Ready Time: 7 hours, 15 minutes

Ingredients

1 1/2 cups dry navy beans

1 5-to-6-lb lamb leg, bone in

4 cloves garlic, peeled (2 of them cut into long pieces each)

1/4 cup olive oil

2 tbsp fresh thyme leaves

1 tbsp chopped fresh rosemary

1 tbsp kosher salt, approximately

Freshly ground pepper, to taste

3 onions, sliced

5 carrots, cut into 2-inch pieces

2 ribs celery, cut into 2-inch pieces

2 bay leaves

2 cups water, approximately

1 tbsp tomato paste

Method

Preheat oven to 375 F.

Place dry beans in a large bowl and cover with cold water. Set aside.

Remove lamb leg from wrapping and place on a work surface. Using a sharp knife, cut small slits (about 1-inch deep) all over leg and insert cut pieces of garlic. In a small bowl, combine olive oil, thyme, rosemary, salt and pepper. Mix into a thick paste and rub paste onto surface of lamb leg, on all sides.

Place remaining whole garlic cloves, along with onions, carrots and celery, in the bottom of a roasting pan just larger than the leg. Season vegetables lightly with salt and pepper. Add bay leaves and about 1 cup water to bottom of pan. (You want enough water to generously cover bottom of the pan but not so much that everything is floating.) Place lamb on vegetables and roast 1 hour.

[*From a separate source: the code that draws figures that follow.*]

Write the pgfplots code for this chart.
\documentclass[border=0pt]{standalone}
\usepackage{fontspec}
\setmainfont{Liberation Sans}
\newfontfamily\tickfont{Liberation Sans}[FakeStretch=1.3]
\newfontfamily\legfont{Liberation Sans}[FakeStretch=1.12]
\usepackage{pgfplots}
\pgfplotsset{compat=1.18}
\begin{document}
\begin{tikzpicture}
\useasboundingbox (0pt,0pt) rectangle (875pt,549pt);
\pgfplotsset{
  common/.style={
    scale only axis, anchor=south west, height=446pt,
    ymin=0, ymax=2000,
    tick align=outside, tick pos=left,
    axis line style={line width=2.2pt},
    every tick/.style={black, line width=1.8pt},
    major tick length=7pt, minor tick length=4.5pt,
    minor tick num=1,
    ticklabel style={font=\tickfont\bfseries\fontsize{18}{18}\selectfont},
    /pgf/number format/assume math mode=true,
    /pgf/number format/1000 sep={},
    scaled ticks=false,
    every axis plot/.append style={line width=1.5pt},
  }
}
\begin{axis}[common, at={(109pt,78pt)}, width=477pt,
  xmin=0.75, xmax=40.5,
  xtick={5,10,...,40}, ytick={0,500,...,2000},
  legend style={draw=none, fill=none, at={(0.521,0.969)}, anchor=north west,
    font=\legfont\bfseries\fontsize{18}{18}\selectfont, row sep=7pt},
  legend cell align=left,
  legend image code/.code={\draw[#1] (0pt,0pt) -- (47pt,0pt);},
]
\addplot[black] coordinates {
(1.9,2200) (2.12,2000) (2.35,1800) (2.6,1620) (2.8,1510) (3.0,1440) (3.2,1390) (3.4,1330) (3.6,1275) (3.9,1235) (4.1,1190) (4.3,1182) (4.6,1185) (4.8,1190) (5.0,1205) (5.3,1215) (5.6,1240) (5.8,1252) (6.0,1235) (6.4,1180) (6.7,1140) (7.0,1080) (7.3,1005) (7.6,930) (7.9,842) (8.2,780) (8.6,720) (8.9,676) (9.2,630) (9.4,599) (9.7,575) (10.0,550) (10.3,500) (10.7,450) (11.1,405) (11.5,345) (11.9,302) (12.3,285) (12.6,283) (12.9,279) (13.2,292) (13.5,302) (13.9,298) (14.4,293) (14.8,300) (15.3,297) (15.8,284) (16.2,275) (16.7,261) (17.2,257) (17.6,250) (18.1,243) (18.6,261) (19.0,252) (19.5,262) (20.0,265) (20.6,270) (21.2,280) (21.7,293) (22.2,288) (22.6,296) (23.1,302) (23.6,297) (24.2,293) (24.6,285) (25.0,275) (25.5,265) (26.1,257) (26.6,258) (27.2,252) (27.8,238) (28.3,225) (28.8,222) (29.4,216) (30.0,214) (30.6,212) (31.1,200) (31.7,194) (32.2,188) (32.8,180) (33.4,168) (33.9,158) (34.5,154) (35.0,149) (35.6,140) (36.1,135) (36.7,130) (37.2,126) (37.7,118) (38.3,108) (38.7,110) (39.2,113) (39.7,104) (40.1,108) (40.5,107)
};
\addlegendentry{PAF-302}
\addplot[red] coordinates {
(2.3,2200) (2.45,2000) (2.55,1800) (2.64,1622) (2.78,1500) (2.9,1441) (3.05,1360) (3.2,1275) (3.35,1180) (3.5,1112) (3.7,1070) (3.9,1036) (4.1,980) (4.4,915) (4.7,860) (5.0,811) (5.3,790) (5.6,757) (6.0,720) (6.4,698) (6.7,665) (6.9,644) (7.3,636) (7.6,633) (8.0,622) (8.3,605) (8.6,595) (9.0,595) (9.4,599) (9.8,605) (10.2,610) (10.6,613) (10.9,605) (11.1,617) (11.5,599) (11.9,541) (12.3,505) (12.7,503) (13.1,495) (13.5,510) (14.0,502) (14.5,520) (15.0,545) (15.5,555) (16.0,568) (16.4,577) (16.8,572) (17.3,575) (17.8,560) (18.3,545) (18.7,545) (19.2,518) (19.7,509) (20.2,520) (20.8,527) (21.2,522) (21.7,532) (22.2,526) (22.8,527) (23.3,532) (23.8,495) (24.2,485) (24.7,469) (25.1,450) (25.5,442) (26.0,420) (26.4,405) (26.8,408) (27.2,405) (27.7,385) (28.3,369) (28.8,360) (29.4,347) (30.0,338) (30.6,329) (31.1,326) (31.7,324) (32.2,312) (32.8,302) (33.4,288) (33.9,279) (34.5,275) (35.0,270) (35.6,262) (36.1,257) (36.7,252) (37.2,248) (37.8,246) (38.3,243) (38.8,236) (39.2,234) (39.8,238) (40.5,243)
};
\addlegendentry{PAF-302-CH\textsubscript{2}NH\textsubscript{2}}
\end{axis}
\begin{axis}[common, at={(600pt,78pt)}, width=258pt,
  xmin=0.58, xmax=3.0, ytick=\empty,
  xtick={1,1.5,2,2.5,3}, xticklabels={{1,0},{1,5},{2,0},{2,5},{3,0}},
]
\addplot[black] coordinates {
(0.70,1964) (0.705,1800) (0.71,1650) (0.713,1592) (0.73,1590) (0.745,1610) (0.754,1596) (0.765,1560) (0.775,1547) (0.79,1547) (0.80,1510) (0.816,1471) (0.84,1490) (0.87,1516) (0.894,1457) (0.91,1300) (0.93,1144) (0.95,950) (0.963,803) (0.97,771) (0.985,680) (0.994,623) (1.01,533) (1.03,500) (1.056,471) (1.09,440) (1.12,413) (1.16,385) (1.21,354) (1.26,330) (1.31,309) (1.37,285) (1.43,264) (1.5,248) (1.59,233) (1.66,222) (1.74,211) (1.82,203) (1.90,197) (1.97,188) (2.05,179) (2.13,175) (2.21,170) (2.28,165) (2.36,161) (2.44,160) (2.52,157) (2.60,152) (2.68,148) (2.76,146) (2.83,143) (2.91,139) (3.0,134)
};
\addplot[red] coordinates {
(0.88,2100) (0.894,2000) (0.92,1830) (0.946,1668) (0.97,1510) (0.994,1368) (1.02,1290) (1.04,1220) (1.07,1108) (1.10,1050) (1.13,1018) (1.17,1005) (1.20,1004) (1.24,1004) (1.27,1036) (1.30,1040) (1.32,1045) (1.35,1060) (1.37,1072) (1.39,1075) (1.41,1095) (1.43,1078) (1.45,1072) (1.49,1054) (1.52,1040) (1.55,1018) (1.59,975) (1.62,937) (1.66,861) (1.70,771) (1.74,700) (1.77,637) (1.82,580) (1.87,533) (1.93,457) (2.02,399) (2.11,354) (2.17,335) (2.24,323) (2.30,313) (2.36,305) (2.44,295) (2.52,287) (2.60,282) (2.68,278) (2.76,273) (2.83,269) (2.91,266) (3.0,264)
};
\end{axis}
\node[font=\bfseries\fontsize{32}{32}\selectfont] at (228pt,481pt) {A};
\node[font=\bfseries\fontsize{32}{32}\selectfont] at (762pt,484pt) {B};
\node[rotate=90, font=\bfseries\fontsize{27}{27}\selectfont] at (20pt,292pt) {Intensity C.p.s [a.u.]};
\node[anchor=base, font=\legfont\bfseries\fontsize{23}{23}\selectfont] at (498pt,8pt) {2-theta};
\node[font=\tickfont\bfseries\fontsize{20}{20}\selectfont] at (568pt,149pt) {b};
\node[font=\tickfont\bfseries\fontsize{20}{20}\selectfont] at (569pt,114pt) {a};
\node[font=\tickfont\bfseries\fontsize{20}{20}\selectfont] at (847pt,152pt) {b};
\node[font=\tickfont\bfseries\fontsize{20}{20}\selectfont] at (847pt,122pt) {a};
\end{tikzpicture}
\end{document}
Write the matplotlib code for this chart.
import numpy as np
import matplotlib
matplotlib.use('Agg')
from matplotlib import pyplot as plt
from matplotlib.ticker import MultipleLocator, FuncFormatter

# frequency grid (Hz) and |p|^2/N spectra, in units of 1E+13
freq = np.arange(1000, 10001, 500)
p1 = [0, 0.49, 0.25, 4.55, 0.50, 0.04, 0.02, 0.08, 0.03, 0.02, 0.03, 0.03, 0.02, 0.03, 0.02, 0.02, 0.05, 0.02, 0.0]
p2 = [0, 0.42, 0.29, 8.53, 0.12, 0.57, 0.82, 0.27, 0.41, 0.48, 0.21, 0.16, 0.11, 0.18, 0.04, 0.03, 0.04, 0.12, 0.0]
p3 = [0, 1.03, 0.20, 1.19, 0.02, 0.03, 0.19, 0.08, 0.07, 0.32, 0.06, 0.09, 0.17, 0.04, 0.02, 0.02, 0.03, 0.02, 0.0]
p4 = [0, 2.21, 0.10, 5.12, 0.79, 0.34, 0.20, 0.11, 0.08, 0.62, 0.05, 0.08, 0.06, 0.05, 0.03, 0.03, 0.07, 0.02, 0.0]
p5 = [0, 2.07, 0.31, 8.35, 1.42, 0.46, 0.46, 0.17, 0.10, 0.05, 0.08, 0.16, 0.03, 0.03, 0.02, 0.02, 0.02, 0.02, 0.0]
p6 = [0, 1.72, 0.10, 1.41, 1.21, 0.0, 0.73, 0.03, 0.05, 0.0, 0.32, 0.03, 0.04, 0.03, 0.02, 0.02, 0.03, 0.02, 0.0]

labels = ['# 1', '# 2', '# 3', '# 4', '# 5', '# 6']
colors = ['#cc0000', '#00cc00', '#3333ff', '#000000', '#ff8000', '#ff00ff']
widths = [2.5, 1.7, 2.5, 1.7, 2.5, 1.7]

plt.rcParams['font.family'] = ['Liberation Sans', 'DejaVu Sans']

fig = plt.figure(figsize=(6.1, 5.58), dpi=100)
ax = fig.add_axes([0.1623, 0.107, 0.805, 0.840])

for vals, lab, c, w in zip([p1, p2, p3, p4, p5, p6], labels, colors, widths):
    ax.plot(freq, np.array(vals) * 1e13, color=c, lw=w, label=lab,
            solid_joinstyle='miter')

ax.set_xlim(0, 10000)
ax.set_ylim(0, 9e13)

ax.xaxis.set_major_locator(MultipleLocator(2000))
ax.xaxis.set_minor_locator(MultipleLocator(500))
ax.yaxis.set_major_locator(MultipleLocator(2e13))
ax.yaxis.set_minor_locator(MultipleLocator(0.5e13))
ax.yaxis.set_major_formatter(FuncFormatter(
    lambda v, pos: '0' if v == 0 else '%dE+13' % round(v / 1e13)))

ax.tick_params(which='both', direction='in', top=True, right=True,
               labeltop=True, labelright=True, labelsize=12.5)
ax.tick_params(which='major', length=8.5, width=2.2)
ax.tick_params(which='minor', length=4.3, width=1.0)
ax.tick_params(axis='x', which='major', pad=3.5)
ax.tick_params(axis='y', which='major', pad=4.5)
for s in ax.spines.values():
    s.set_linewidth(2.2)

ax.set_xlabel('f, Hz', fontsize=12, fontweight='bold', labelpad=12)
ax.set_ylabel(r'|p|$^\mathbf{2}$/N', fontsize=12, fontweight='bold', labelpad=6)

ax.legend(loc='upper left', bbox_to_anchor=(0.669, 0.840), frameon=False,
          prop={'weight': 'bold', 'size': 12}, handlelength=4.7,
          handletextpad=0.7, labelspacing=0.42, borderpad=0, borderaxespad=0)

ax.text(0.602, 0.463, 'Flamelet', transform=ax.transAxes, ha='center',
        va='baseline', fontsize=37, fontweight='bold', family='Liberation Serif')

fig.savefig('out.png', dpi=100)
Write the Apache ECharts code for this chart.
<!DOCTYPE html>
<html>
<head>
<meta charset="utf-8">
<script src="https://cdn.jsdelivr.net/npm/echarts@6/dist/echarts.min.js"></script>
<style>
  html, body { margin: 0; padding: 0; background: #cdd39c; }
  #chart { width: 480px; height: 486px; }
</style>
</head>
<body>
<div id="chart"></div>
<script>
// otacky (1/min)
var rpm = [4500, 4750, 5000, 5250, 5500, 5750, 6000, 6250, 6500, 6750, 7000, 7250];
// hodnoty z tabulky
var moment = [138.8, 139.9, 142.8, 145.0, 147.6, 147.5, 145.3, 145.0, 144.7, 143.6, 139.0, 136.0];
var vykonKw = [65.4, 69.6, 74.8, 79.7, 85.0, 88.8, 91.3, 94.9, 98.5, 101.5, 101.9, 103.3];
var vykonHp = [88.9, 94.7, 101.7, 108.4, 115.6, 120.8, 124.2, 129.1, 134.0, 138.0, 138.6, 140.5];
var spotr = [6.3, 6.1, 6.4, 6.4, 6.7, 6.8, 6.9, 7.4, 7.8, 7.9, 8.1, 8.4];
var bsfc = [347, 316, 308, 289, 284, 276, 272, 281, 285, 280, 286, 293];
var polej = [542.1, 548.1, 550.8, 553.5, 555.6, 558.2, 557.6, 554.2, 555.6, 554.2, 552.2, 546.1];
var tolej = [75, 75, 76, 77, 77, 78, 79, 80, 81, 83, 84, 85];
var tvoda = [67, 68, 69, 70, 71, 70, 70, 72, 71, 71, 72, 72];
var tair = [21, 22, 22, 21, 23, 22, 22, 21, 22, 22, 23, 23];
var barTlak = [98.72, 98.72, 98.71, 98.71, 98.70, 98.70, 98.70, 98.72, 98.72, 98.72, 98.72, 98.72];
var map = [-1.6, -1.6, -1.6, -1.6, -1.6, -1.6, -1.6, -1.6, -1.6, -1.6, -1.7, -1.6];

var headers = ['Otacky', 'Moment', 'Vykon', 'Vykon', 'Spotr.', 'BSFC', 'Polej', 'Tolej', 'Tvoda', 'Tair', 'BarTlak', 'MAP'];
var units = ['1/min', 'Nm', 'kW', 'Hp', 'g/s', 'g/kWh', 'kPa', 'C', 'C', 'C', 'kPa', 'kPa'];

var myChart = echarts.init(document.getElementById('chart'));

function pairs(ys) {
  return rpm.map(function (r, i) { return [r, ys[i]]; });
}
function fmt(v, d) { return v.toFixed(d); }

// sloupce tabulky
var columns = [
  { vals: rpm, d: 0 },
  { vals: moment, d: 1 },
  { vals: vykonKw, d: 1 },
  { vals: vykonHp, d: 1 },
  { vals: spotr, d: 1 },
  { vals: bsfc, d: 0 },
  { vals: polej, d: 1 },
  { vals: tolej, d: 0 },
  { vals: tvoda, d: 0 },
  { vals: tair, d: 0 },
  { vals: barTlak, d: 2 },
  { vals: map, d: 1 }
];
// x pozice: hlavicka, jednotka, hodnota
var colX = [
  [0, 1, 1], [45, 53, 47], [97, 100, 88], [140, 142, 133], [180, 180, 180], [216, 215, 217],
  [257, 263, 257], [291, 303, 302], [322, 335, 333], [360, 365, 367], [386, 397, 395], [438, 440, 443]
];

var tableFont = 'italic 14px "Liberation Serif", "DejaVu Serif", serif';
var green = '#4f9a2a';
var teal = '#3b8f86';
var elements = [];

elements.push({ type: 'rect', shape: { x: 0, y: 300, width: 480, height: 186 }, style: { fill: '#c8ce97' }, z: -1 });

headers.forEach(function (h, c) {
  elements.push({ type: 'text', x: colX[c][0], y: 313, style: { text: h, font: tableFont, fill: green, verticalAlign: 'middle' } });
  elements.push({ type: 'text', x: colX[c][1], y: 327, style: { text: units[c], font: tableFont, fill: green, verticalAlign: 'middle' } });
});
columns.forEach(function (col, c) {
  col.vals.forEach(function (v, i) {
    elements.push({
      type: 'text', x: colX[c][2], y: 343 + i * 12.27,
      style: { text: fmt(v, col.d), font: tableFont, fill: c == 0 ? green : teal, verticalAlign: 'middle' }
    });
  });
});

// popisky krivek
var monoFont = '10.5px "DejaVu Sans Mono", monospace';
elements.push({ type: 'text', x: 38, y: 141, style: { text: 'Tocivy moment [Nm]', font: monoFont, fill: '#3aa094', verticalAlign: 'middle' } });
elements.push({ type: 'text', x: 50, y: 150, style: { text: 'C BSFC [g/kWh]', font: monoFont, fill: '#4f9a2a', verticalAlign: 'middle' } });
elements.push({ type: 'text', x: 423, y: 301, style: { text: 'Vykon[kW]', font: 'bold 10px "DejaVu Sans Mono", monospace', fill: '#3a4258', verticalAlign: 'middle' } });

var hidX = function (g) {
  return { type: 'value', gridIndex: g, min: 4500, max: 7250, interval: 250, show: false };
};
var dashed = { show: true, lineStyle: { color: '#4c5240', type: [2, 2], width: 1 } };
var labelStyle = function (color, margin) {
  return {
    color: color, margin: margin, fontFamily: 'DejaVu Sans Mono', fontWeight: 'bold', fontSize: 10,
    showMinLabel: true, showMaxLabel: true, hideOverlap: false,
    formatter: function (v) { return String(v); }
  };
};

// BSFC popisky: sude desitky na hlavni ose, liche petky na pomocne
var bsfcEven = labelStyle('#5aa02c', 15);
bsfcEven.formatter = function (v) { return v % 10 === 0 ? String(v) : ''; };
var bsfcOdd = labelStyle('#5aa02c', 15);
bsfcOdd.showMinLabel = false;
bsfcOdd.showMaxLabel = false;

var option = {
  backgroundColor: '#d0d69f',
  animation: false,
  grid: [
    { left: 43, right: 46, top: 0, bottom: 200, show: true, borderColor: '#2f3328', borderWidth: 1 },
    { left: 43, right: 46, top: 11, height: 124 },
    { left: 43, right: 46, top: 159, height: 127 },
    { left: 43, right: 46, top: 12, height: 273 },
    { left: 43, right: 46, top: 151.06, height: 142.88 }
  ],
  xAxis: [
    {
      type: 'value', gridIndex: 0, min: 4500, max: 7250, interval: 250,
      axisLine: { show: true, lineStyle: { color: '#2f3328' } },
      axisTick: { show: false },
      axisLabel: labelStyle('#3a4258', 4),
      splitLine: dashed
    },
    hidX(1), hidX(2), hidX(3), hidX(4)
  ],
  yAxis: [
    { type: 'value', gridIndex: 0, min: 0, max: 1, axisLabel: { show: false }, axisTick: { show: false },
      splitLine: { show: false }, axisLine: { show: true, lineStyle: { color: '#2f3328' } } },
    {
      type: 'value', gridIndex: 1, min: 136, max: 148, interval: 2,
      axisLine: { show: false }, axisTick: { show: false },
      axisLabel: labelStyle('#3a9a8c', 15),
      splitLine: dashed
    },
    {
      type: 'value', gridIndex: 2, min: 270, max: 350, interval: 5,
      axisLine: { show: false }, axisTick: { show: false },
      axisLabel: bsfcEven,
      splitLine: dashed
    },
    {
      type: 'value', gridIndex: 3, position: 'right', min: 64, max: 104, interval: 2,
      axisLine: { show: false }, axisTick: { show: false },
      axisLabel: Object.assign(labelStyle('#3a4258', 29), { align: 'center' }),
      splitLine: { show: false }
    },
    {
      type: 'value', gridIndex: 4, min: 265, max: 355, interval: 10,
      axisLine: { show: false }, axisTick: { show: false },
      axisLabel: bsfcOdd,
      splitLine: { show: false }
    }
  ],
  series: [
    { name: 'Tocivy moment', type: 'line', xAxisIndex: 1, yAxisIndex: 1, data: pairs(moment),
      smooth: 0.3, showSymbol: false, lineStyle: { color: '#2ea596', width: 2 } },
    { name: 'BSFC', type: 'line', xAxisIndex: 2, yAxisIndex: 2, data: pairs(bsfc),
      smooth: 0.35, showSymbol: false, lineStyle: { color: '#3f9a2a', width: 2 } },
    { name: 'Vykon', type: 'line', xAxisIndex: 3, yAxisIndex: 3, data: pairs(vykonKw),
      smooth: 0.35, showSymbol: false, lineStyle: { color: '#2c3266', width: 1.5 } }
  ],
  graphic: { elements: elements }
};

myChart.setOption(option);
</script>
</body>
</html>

Remove roasting pan from oven and reduce heat to 280 F. Drain beans and add to bottom of pan, along with about 1/2 cup extra water to just cover them, if needed. Stir tomato paste into bottom of pan and return everything to oven. Continue roasting for seven hours, checking to make sure bottom of pan doesn’t dry out and adding water by the 1/2 cupful if it does. About halfway through roasting, grasp leg by the bone and rotate so bottom side faces up. Continue roasting until lamb is deeply browned on all sides and beans are very tender. Drain liquid from bottom of roasting pan, skim fat and serve as pan sauce alongside lamb, beans and vegetables.